Friday, November 19, 2010

Quixotic Logic

Intelligence, honesty, and knowledge were metrics I once used for worth. I lived in pursuit of the truth and the true path. Evil, illusion, deception, and insincerity were my enemies. I made many more by association. I would not suffer fools and carried the sword of truth, always, at my side.

Perception was all important to my young self. Deduction, inference, and extrapolation especially so. Each day I constantly practiced these skills on everything I saw. My wit grew sharper, my eyes practically all seeing. It got so I could hardly look at a person before I would tear them apart, uncovering their motives, their past, their qualities and reasons for those qualities. But by and by I took that that sword, and as I held it, examined it, suspicion stole over me: the shadow of fearsome deja vu, which, like a forgotten dream, eluded substance. And though a whisper warned me, "No, better not, that's such a good place to go," I had to know. I took that blade of insight, which I had mercilessly sharpened on others, and I stabbed myself. And out from the gash spilled a river of pent up truths.
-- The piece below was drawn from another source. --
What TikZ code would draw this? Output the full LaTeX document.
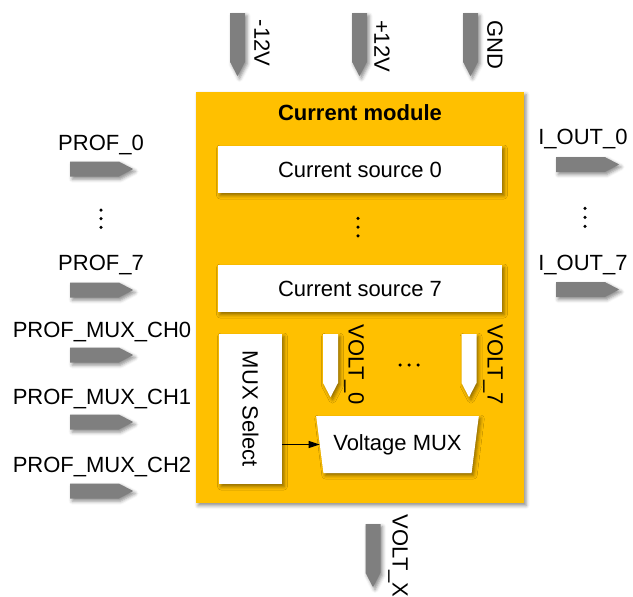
\documentclass[tikz,border=0pt]{standalone}
\usepackage{fontspec}
\setmainfont{Liberation Sans}
\usetikzlibrary{shapes.symbols,shapes.geometric,shadows.blur,arrows.meta}
\definecolor{modorange}{HTML}{FFC000}
\definecolor{pingray}{HTML}{7F7F7F}

\begin{document}
\begin{tikzpicture}[x=1pt,y=-1pt,
  font=\fontsize{22}{26}\selectfont,
  softshadow/.style={blur shadow={shadow xshift=2pt,shadow yshift=-2.5pt,shadow blur radius=3.5pt,shadow opacity=45}},
  pinright/.style={signal,signal to=east,signal pointer angle=55,fill=pingray,minimum width=63pt,minimum height=15pt,inner sep=0pt,anchor=west,softshadow},
  pindown/.style={signal,signal to=south,signal pointer angle=55,fill=pingray,minimum width=15pt,minimum height=48.6pt,inner sep=0pt,anchor=north,softshadow},
  block/.style={fill=white,inner sep=0pt,softshadow},
  vert/.style={rotate=-90},
  dotmark/.style={circle,fill=black,inner sep=0pt,minimum size=3.5pt}]
\useasboundingbox (0,0) rectangle (633,597);

% supply pins
\node[pindown] (m12) at (237.5,13) {};
\node[vert] (m12l) at (262,43) {-12V};
\node[pindown] (p12) at (359.5,13) {};
\node[vert] (p12l) at (382,46) {+12V};
\node[pindown] (gnd) at (470.5,13) {};
\node[vert] (gndl) at (495,45) {GND};

% module
\node[fill=modorange,minimum width=328pt,minimum height=411pt,softshadow] (module) at (360,297.5) {};
\node[font=\fontsize{22}{26}\selectfont\bfseries] (title) at (360,113) {Current module};

\node[block,minimum width=284pt,minimum height=47pt] (cs0) at (360,169.5) {Current source 0};
\foreach \k in {0,1,2}
  \node[dotmark] (mdot\k) at (358,{218.3+8.8*\k}) {};
\node[block,minimum width=284pt,minimum height=47pt] (cs7) at (360,288.5) {Current source 7};

\node[block,minimum width=63pt,minimum height=150pt] (musel) at (250.5,409) {};
\node[vert] (musell) at (musel) {MUX Select};

\node[pindown,fill=white] (volt0) at (330.5,334) {};
\node[vert] (volt0l) at (354,364.5) {VOLT\_0};
\foreach \k in {0,1,2}
  \node[dotmark] (hdot\k) at ({400+9*\k},365) {};
\node[pindown,fill=white] (volt7) at (469,334) {};
\node[vert] (volt7l) at (493,364.5) {VOLT\_7};

\node[block,trapezium,trapezium angle=73,shape border rotate=180,trapezium stretches=true,
  minimum width=163pt,minimum height=57pt] (vmux) at (397.5,444.5) {Voltage MUX};
\draw[-{Triangle[length=11pt,width=7pt]},line width=1pt] (musel.east |- vmux.west) -- (vmux.west);

% output
\node[pindown] (voltx) at (373,524) {};
\node[vert] (voltxl) at (398,556) {VOLT\_X};

% inputs
\node[pinright] (prof0) at (70,169) {};
\node (prof0l) at (101,145) {PROF\_0};
\foreach \k in {0,1,2}
  \node[dotmark] (ldot\k) at (101,{210+8.7*\k}) {};
\node[pinright] (prof7) at (70,290) {};
\node (prof7l) at (101,265) {PROF\_7};
\node[pinright] (ch0) at (70,355) {};
\node (ch0l) at (102,332) {PROF\_MUX\_CH0};
\node[pinright] (ch1) at (70,422) {};
\node (ch1l) at (102,399) {PROF\_MUX\_CH1};
\node[pinright] (ch2) at (70,491) {};
\node (ch2l) at (102,467) {PROF\_MUX\_CH2};

% outputs
\node[pinright] (iout0) at (556,164.5) {};
\node (iout0l) at (583,139) {I\_OUT\_0};
\foreach \k in {0,1,2}
  \node[dotmark] (rdot\k) at (585,{208.3+9*\k}) {};
\node[pinright] (iout7) at (556,289.5) {};
\node (iout7l) at (583,265) {I\_OUT\_7};
\end{tikzpicture}
\end{document}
I understood. I understood that, no matter how resolutely I opposed Evil, it was useless, because Evil does not exist, because Good does not exist. I understood that all my life I had operated on baseless assumption. It dawned on me that the hoard of information I'd accumulated, opinions fought for, correct spellings defended, were make believe. I watched my cherished insight descend into limitless Ouroborosian conclusions, and destroy itself. Desperately I chased the waterfall of cause and effect back into infinity and realized what I should have known all along: that all knowledge is but illusion, that I don't actually know anything.

And I still don't, and I never will, not in that objective way I once sought. Logic is useful, ultimately, only for discovering this one irrefutable fact: that all we know is a loose array of undefined terms, and that from time time we forget. That Quixotic sword of logic still hangs at my side, but I don't touch it much. Often I'm tempted out of anger or hope, to tear it free and cut down the others around me, even though they know not what they do, to blight them with my insight and shatter their illusions. But what would that accomplish? If I succeed I'll simply create unhappiness. Misery does love company, but I'd rather not come by it that way.

Besides, the truth, one of them anyway, is that a until a man derives meaning for himself he never believes. He simply assumes, "ah, of course, they've got it completely wrong," and goes on with life. Only when an argument comes from within is it futile to resist.